Set down the material below word for word, excluding the pictures.

((

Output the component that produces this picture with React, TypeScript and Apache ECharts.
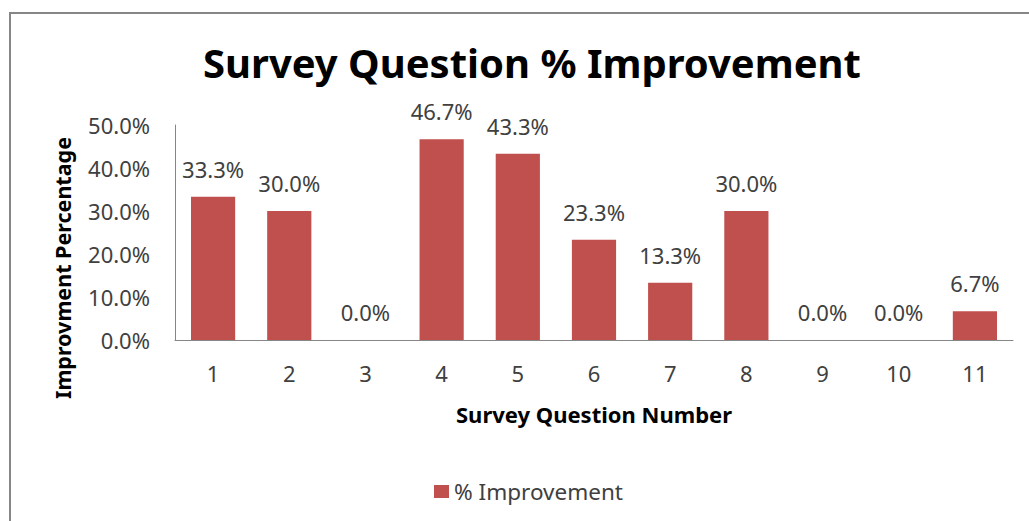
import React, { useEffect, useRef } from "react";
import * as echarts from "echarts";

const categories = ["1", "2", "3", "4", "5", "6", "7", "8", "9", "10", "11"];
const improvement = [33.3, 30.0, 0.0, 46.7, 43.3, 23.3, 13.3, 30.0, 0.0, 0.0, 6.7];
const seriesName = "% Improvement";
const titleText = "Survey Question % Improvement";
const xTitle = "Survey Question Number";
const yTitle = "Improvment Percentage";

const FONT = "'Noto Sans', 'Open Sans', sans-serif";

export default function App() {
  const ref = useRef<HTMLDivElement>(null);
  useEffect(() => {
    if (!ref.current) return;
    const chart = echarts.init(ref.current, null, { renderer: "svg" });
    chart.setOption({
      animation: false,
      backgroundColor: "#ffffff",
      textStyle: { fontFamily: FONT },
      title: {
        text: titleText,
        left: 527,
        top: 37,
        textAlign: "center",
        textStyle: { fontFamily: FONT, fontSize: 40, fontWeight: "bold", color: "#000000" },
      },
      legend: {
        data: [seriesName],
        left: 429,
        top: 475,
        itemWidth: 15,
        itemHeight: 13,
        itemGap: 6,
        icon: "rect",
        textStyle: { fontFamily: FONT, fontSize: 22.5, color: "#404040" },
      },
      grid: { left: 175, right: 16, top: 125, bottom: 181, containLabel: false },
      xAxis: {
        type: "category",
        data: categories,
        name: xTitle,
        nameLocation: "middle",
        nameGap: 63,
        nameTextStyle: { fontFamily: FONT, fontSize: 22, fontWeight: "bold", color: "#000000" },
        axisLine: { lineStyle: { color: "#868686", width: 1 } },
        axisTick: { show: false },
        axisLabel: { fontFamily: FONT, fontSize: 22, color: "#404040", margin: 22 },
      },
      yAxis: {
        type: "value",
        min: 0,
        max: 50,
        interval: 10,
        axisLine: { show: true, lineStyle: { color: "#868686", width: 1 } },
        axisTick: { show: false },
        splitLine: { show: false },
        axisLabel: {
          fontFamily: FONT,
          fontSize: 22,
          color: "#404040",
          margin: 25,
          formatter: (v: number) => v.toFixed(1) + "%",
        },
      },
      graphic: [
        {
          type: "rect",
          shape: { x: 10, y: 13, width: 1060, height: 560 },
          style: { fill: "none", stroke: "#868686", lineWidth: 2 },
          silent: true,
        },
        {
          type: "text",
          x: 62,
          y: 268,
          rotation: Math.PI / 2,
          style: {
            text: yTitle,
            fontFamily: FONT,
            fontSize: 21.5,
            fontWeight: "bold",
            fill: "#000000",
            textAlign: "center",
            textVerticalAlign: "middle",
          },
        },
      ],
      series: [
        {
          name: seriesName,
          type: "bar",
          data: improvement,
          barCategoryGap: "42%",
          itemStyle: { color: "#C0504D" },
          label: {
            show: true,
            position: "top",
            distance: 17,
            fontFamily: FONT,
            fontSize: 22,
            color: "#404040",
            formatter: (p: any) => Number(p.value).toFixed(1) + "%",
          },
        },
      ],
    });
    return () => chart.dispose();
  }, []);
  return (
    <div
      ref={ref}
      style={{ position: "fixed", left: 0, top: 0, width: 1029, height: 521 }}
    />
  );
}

))

- Task result:
Output the component that produces this picture with React, TypeScript and Apache ECharts.
import React, { useEffect, useRef } from "react";
import * as echarts from "echarts";

const categories = ["1", "2", "3", "4", "5", "6", "7", "8", "9", "10", "11"];
const improvement = [33.3, 30.0, 0.0, 46.7, 43.3, 23.3, 13.3, 30.0, 0.0, 0.0, 6.7];
const seriesName = "% Improvement";
const titleText = "Survey Question % Improvement";
const xTitle = "Survey Question Number";
const yTitle = "Improvment Percentage";

const FONT = "'Noto Sans', 'Open Sans', sans-serif";

export default function App() {
  const ref = useRef<HTMLDivElement>(null);
  useEffect(() => {
    if (!ref.current) return;
    const chart = echarts.init(ref.current, null, { renderer: "svg" });
    chart.setOption({
      animation: false,
      backgroundColor: "#ffffff",
      textStyle: { fontFamily: FONT },
      title: {
        text: titleText,
        left: 527,
        top: 37,
        textAlign: "center",
        textStyle: { fontFamily: FONT, fontSize: 40, fontWeight: "bold", color: "#000000" },
      },
      legend: {
        data: [seriesName],
        left: 429,
        top: 475,
        itemWidth: 15,
        itemHeight: 13,
        itemGap: 6,
        icon: "rect",
        textStyle: { fontFamily: FONT, fontSize: 22.5, color: "#404040" },
      },
      grid: { left: 175, right: 16, top: 125, bottom: 181, containLabel: false },
      xAxis: {
        type: "category",
        data: categories,
        name: xTitle,
        nameLocation: "middle",
        nameGap: 63,
        nameTextStyle: { fontFamily: FONT, fontSize: 22, fontWeight: "bold", color: "#000000" },
        axisLine: { lineStyle: { color: "#868686", width: 1 } },
        axisTick: { show: false },
        axisLabel: { fontFamily: FONT, fontSize: 22, color: "#404040", margin: 22 },
      },
      yAxis: {
        type: "value",
        min: 0,
        max: 50,
        interval: 10,
        axisLine: { show: true, lineStyle: { color: "#868686", width: 1 } },
        axisTick: { show: false },
        splitLine: { show: false },
        axisLabel: {
          fontFamily: FONT,
          fontSize: 22,
          color: "#404040",
          margin: 25,
          formatter: (v: number) => v.toFixed(1) + "%",
        },
      },
      graphic: [
        {
          type: "rect",
          shape: { x: 10, y: 13, width: 1060, height: 560 },
          style: { fill: "none", stroke: "#868686", lineWidth: 2 },
          silent: true,
        },
        {
          type: "text",
          x: 62,
          y: 268,
          rotation: Math.PI / 2,
          style: {
            text: yTitle,
            fontFamily: FONT,
            fontSize: 21.5,
            fontWeight: "bold",
            fill: "#000000",
            textAlign: "center",
            textVerticalAlign: "middle",
          },
        },
      ],
      series: [
        {
          name: seriesName,
          type: "bar",
          data: improvement,
          barCategoryGap: "42%",
          itemStyle: { color: "#C0504D" },
          label: {
            show: true,
            position: "top",
            distance: 17,
            fontFamily: FONT,
            fontSize: 22,
            color: "#404040",
            formatter: (p: any) => Number(p.value).toFixed(1) + "%",
          },
        },
      ],
    });
    return () => chart.dispose();
  }, []);
  return (
    <div
      ref={ref}
      style={{ position: "fixed", left: 0, top: 0, width: 1029, height: 521 }}
    />
  );
}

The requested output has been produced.